Gecko-inspired robots are nowadays used for climbing, braking, or grasping in microgravity. It would be useful for them to monitor the contact area and force in order to prevent an attachment failure. Despite previous attempts, there is still no compact and effective contact state monitoring system.
Image credit: Bjørn Christian Tørrissen via Wikimedia Commons, CC-BY-SA-3.0
A recent study proposes an adaptive gecko gripper with vision-based tactile sensing capability. It uses FingerVision, a novel adaptive, compact, and low-cost sensor for monitoring contact area and shear force. The adhesives of the robot are directly integrated onto the membrane of the sensor. Therefore, the gripper can sustain high loads, even on curved or textured surfaces. The experiments show that the gripper can improve the contact based on sensor feedback by readjusting the fingertip pose. It enables the device to firmly handle oversized objects, which is not possible for most conventional grippers.
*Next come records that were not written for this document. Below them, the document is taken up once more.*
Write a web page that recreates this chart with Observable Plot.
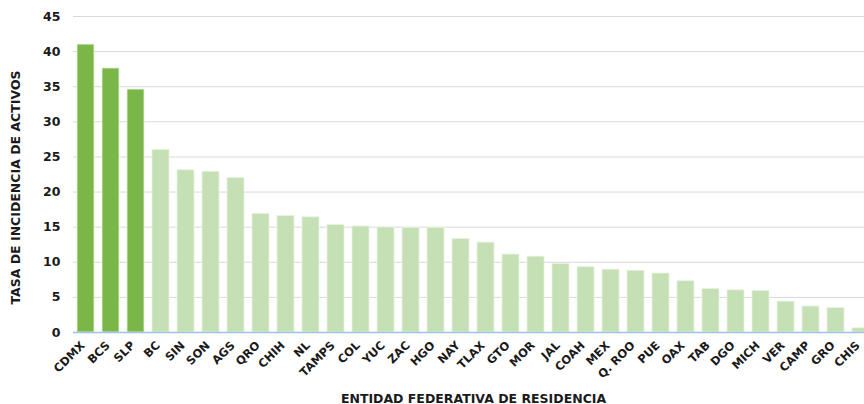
<!DOCTYPE html>
<html><head><meta charset="utf-8">
<script src="https://cdn.jsdelivr.net/npm/d3@7"></script>
<script src="https://cdn.jsdelivr.net/npm/@observablehq/plot@0.6"></script>
<style>html,body{margin:0;padding:0;overflow:hidden;background:#fff;width:864px} #chart{width:864px;overflow:hidden} svg{display:block}</style>
</head><body><div id="chart"></div>
<script>
const states = ["CDMX","BCS","SLP","BC","SIN","SON","AGS","QRO","CHIH","NL","TAMPS","COL","YUC","ZAC","HGO","NAY","TLAX","GTO","MOR","JAL","COAH","MEX","Q. ROO","PUE","OAX","TAB","DGO","MICH","VER","CAMP","GRO","CHIS"];
const values = [41.0,37.6,34.6,26.0,23.1,22.9,22.0,16.9,16.6,16.4,15.3,15.1,14.95,14.9,14.9,13.3,12.8,11.1,10.8,9.75,9.3,8.95,8.8,8.4,7.3,6.2,6.0,5.9,4.4,3.7,3.5,0.6];
const highlighted = ["CDMX","BCS","SLP"];
const yTicks = [0,5,10,15,20,25,30,35,40,45];
const darkGreen = "#7ab648";
const lightGreen = "#c5e0b4";
const data = states.map((s,i)=>({state:s, value:values[i], color: highlighted.includes(s) ? darkGreen : lightGreen}));
const font = "'DejaVu Sans', sans-serif";
const chart = Plot.plot({
  width: 864, height: 404,
  marginLeft: 73, marginRight: -9, marginTop: 16, marginBottom: 72,
  style: {fontFamily: font, fontWeight: "bold", fontSize: "12px", color: "#1a1a1a", background: "#fff", overflow: "hidden"},
  x: {domain: states, paddingInner: 0.32, paddingOuter: 0.16, align: 0.5, label: null},
  y: {domain: [0,45], ticks: yTicks, label: null},
  color: {type: "identity"},
  marks: [
    Plot.gridY(yTicks, {stroke: "#d9d9d9", strokeOpacity: 1}),
    Plot.barY(data, {x: "state", y: "value", fill: "color", stroke: "#e8f3e0", strokeWidth: 0.8}),
    Plot.ruleY([0], {stroke: "#9dc3e6", strokeWidth: 1.5}),
    Plot.axisY(yTicks, {tickSize: 0, tickPadding: 13, fontSize: 12.5, label: null}),
    Plot.axisX({tickRotate: -45, tickSize: 0, tickPadding: 10, dx: -3, dy: 1, fontSize: 11.5, label: null}),
    Plot.text(["TASA DE INCIDENCIA DE ACTIVOS"], {frameAnchor: "left", textAnchor: "middle", rotate: -90, dx: -58, dy: 13, fontSize: 12.5, fontWeight: "bold"}),
    Plot.text(["ENTIDAD FEDERATIVA DE RESIDENCIA"], {frameAnchor: "bottom", dy: 70, fontSize: 12.5, fontWeight: "bold"})
  ]
});
document.getElementById("chart").append(chart);
</script>
</body></html>
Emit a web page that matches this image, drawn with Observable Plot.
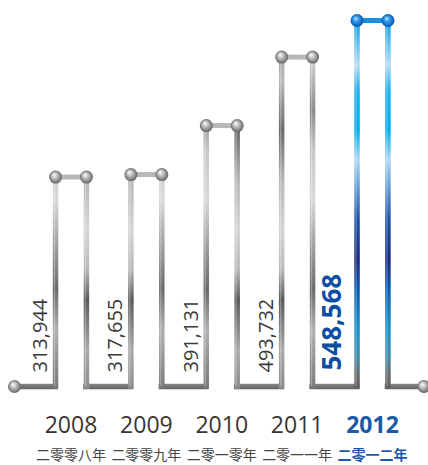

Monitoring the state of contact is essential for robotic devices, especially grippers that implement gecko-inspired adhesives where intimate contact is crucial for a firm attachment. However, due to the lack of deformable sensors, few have demonstrated tactile sensing for gecko grippers. We present Viko, an adaptive gecko gripper that utilizes vision-based tactile sensors to monitor contact state. The sensor provides high-resolution real-time measurements of contact area and shear force. Moreover, the sensor is adaptive, low-cost, and compact. We integrated gecko-inspired adhesives into the sensor surface without impeding its adaptiveness and performance. Using a robotic arm, we evaluate the performance of the gripper by a series of grasping test. The gripper has a maximum payload of 8N even at a low fingertip pitch angle of 30 degrees. We also showcase the gripper’s ability to adjust fingertip pose for better contact using sensor feedback. Further, everyday object picking is presented as a demonstration of the gripper’s adaptiveness.